1-D CNN based Acoustic Scene Classification via Reducing Layer-wise Dimensionality

31 Mar 2022  ·  Arshdeep Singh ·

This paper presents an alternate representation framework to commonly used time-frequency representation for acoustic scene classification (ASC). A raw audio signal is represented using a pre-trained convolutional neural network (CNN) using its various intermediate layers. The study assumes that the representations obtained from the intermediate layers lie in low-dimensions intrinsically. To obtain low-dimensional embeddings, principal component analysis is performed, and the study analyzes that only a few principal components are significant. However, the appropriate number of significant components are not known. To address this, an automatic dictionary learning framework is utilized that approximates the underlying subspace.
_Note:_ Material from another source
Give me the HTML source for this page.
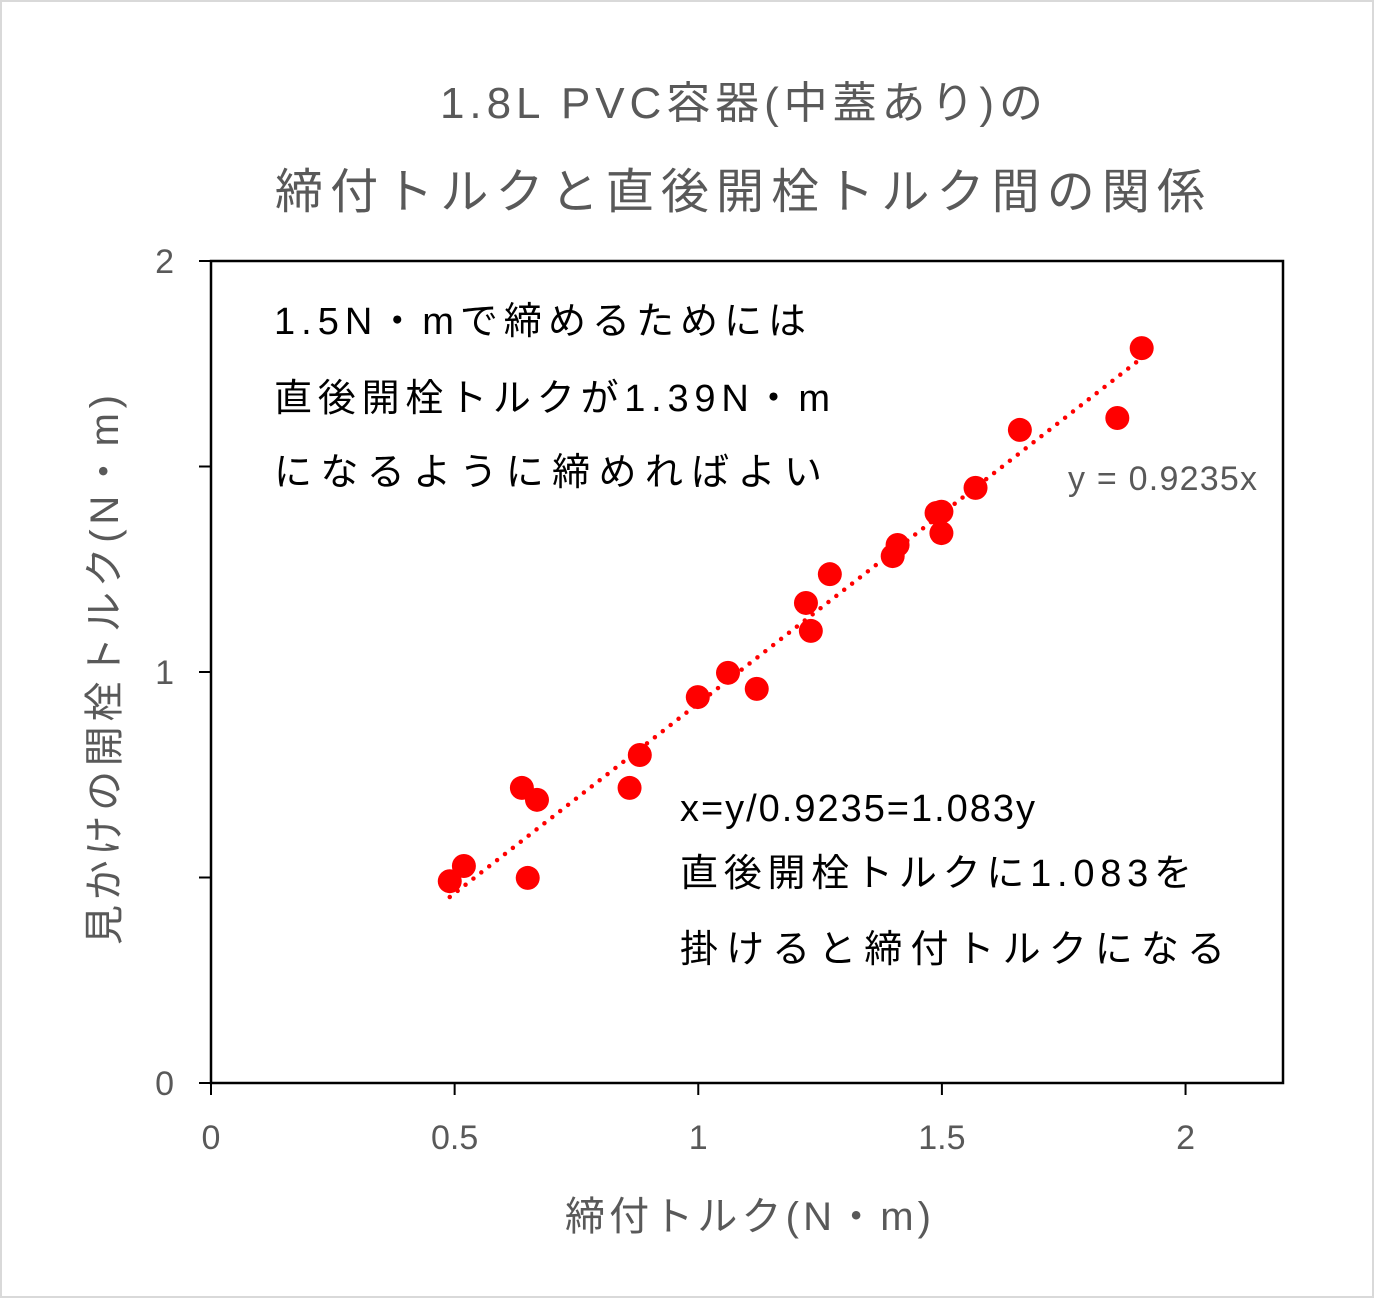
<!DOCTYPE html>
<html><head><meta charset="utf-8">
<style>
body{margin:0;background:#fff;}
svg{display:block;}
text{font-family:"Liberation Sans","Noto Sans CJK JP",sans-serif;}
</style></head>
<body>
<svg id="chart" width="1374" height="1298" xmlns="http://www.w3.org/2000/svg">
<rect x="1" y="1" width="1372" height="1296" fill="#fff" stroke="#d9d9d9" stroke-width="2"/>
<text x="440" y="118" textLength="603" lengthAdjust="spacing" font-size="44" fill="#595959">1.8L PVC容器(中蓋あり)の</text>
<text x="275" y="208" textLength="930" lengthAdjust="spacing" font-size="48" fill="#595959">締付トルクと直後開栓トルク間の関係</text>
<g id="axes"></g>
<g id="trend"></g>
<g id="points"></g>
<rect x="211" y="261" width="1072" height="822" fill="none" stroke="#000" stroke-width="2.5"/>
<text x="1068" y="490" textLength="189" lengthAdjust="spacing" font-size="34" fill="#595959">y = 0.9235x</text>
<g font-size="38" fill="#000">
<text x="274" y="334" textLength="532" lengthAdjust="spacing">1.5N・mで締めるためには</text>
<text x="274" y="411" textLength="556" lengthAdjust="spacing">直後開栓トルクが1.39N・m</text>
<text x="274" y="485" textLength="548" lengthAdjust="spacing">になるように締めればよい</text>
</g>
<g font-size="38" fill="#000">
<text x="680" y="821" textLength="355" lengthAdjust="spacing">x=y/0.9235=1.083y</text>
<text x="680" y="886" textLength="512" lengthAdjust="spacing">直後開栓トルクに1.083を</text>
<text x="680" y="962" textLength="545" lengthAdjust="spacing">掛けると締付トルクになる</text>
</g>
<text x="565" y="1230" textLength="366" lengthAdjust="spacing" font-size="40" fill="#595959">締付トルク(N・m)</text>
<text transform="translate(118,945) rotate(-90)" x="0" y="0" textLength="550" lengthAdjust="spacing" font-size="40" fill="#595959">見かけの開栓トルク(N・m)</text>
</svg>
<script>
const xs=[0.49,0.519,0.638,0.669,0.65,0.859,0.88,0.999,1.061,1.12,1.221,1.231,1.27,1.399,1.409,1.489,1.499,1.499,1.569,1.66,1.86,1.91];
const ys=[0.491,0.528,0.718,0.689,0.499,0.718,0.798,0.939,0.998,0.959,1.168,1.1,1.238,1.282,1.309,1.387,1.338,1.39,1.448,1.589,1.618,1.788];
const xTicks=[0,0.5,1,1.5,2];
const xTickLabels=["0","0.5","1","1.5","2"];
const yTicks=[0,0.5,1,1.5,2];
const yTickLabels=["0","","1","","2"];
const slope=0.9235;
const trendRange=[0.49,1.91];
const NS="http://www.w3.org/2000/svg";
const X=v=>211+v*(1072/2.2);
const Y=v=>1083-v*411;
function mk(tag,attrs,parent){const e=document.createElementNS(NS,tag);for(const k in attrs)e.setAttribute(k,attrs[k]);parent.appendChild(e);return e;}
const axes=document.getElementById('axes');
xTicks.forEach((t,i)=>{
 const l=mk('line',{x1:X(t),x2:X(t),y1:1083,y2:1095,stroke:'#000','stroke-width':2},axes);
 
 
 const tx=mk('text',{x:X(t),y:1149,'text-anchor':'middle','font-size':34,fill:'#595959'},axes);
 tx.textContent=xTickLabels[i];
 
 
});
yTicks.forEach((t,i)=>{
 const l=mk('line',{x1:199,x2:211,y1:Y(t),y2:Y(t),stroke:'#000','stroke-width':2},axes);
 
 
 if(yTickLabels[i]){
 const tx=mk('text',{x:174,y:Y(t)+12,'text-anchor':'end','font-size':34,fill:'#595959'},axes);
 tx.textContent=yTickLabels[i];
 
 
 }
});
const tr=mk('line',{x1:X(trendRange[0]),y1:Y(trendRange[0]*slope),x2:X(trendRange[1]),y2:Y(trendRange[1]*slope),stroke:'#f00','stroke-width':4.5,'stroke-dasharray':'0 10','stroke-linecap':'round'},document.getElementById('trend'));


const pts=document.getElementById('points');
xs.forEach((x,i)=>{
 const c=mk('circle',{cx:X(x),cy:Y(ys[i]),r:12,fill:'#f00'},pts);
 
 
});
</script>
</body></html>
Further, the low-dimensional embeddings are aggregated in a late-fusion manner in the ensemble framework to incorporate hierarchical information learned at various intermediate layers. The experimental evaluation is performed on publicly available DCASE 2017 and 2018 ASC datasets on a pre-trained 1-D CNN, SoundNet. Empirically, it is observed that deeper layers show more compression ratio than others. At 70% compression ratio across different datasets, the performance is similar to that obtained without performing any dimensionality reduction. The proposed framework outperforms the time-frequency representation based methods.